• _What to work on_: Write out each line exactly as given. Leave the pictures out of your copy.

• _Collected material_:
[start]

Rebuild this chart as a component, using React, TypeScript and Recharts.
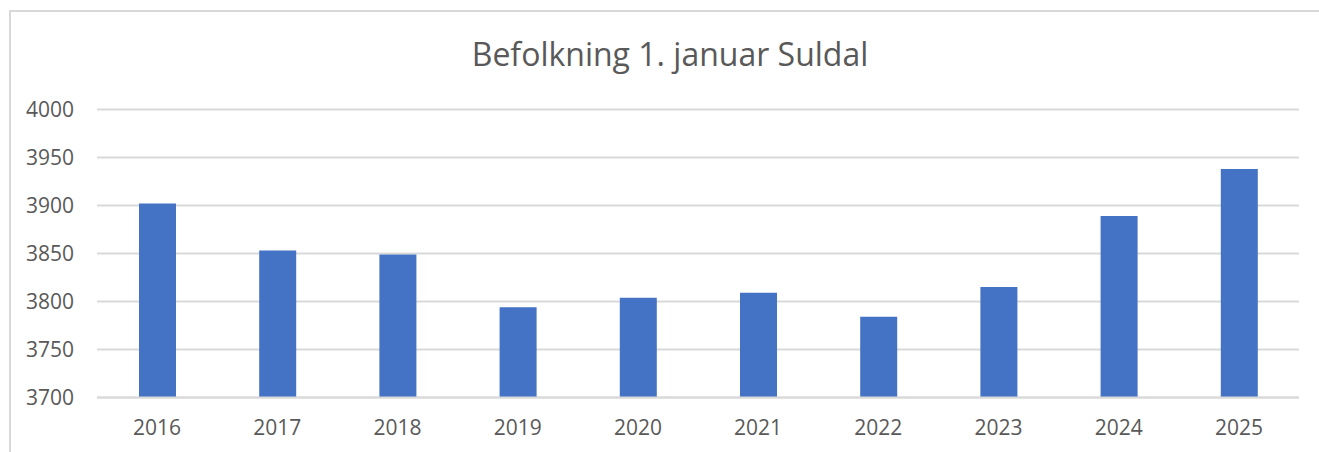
import React from 'react';
import { BarChart, Bar, XAxis, YAxis, CartesianGrid } from 'recharts';

const years = ['2016', '2017', '2018', '2019', '2020', '2021', '2022', '2023', '2024', '2025'];
const population = [3902, 3853, 3849, 3794, 3804, 3809, 3784, 3815, 3889, 3938];
const yTicks = [3700, 3750, 3800, 3850, 3900, 3950, 4000];

const FONT = '"Open Sans", sans-serif';
const TEXT = '#595959';

export default function App() {
  const data = years.map((y, i) => ({ year: y, value: population[i] }));

  return (
    <div style={{ position: 'absolute', left: 0, top: 0, width: 1319, height: 452, overflow: 'hidden', background: '#fff', fontFamily: FONT }}>
      {/* chart frame, cut off at right and bottom like in the screenshot */}
      <div style={{ position: 'absolute', left: 9, top: 10, width: 1330, height: 460, border: '2px solid #d9d9d9', boxSizing: 'border-box' }} />
      <div style={{ position: 'absolute', left: 0, top: 34, width: 1340, textAlign: 'center', fontSize: 32, color: TEXT, lineHeight: '40px' }}>
        Befolkning 1. januar Suldal
      </div>
      <div style={{ position: 'absolute', left: 0, top: 0 }}>
        <BarChart width={1319} height={452} data={data} margin={{ top: 109.5, right: 20, bottom: 0, left: 0 }}>
          <CartesianGrid vertical={false} stroke="#d9d9d9" strokeWidth={2} />
          <XAxis
            dataKey="year"
            axisLine={{ stroke: '#d9d9d9', strokeWidth: 2 }}
            tickLine={false}
            tickSize={0}
            tickMargin={23}
            height={54.5}
            tick={{ fill: TEXT, fontSize: 21, fontFamily: FONT }}
          />
          <YAxis
            domain={[3700, 4000]}
            ticks={yTicks}
            axisLine={false}
            tickLine={false}
            tickSize={0}
            tickMargin={23}
            width={97}
            interval={0}
            tick={{ fill: TEXT, fontSize: 21, fontFamily: FONT }}
          />
          <Bar dataKey="value" fill="#4472C4" barSize={37} isAnimationActive={false} />
        </BarChart>
      </div>
    </div>
  );
}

[end]

• _Response to this task_:
Rebuild this chart as a component, using React, TypeScript and Recharts.
import React from 'react';
import { BarChart, Bar, XAxis, YAxis, CartesianGrid } from 'recharts';

const years = ['2016', '2017', '2018', '2019', '2020', '2021', '2022', '2023', '2024', '2025'];
const population = [3902, 3853, 3849, 3794, 3804, 3809, 3784, 3815, 3889, 3938];
const yTicks = [3700, 3750, 3800, 3850, 3900, 3950, 4000];

const FONT = '"Open Sans", sans-serif';
const TEXT = '#595959';

export default function App() {
  const data = years.map((y, i) => ({ year: y, value: population[i] }));

  return (
    <div style={{ position: 'absolute', left: 0, top: 0, width: 1319, height: 452, overflow: 'hidden', background: '#fff', fontFamily: FONT }}>
      {/* chart frame, cut off at right and bottom like in the screenshot */}
      <div style={{ position: 'absolute', left: 9, top: 10, width: 1330, height: 460, border: '2px solid #d9d9d9', boxSizing: 'border-box' }} />
      <div style={{ position: 'absolute', left: 0, top: 34, width: 1340, textAlign: 'center', fontSize: 32, color: TEXT, lineHeight: '40px' }}>
        Befolkning 1. januar Suldal
      </div>
      <div style={{ position: 'absolute', left: 0, top: 0 }}>
        <BarChart width={1319} height={452} data={data} margin={{ top: 109.5, right: 20, bottom: 0, left: 0 }}>
          <CartesianGrid vertical={false} stroke="#d9d9d9" strokeWidth={2} />
          <XAxis
            dataKey="year"
            axisLine={{ stroke: '#d9d9d9', strokeWidth: 2 }}
            tickLine={false}
            tickSize={0}
            tickMargin={23}
            height={54.5}
            tick={{ fill: TEXT, fontSize: 21, fontFamily: FONT }}
          />
          <YAxis
            domain={[3700, 4000]}
            ticks={yTicks}
            axisLine={false}
            tickLine={false}
            tickSize={0}
            tickMargin={23}
            width={97}
            interval={0}
            tick={{ fill: TEXT, fontSize: 21, fontFamily: FONT }}
          />
          <Bar dataKey="value" fill="#4472C4" barSize={37} isAnimationActive={false} />
        </BarChart>
      </div>
    </div>
  );
}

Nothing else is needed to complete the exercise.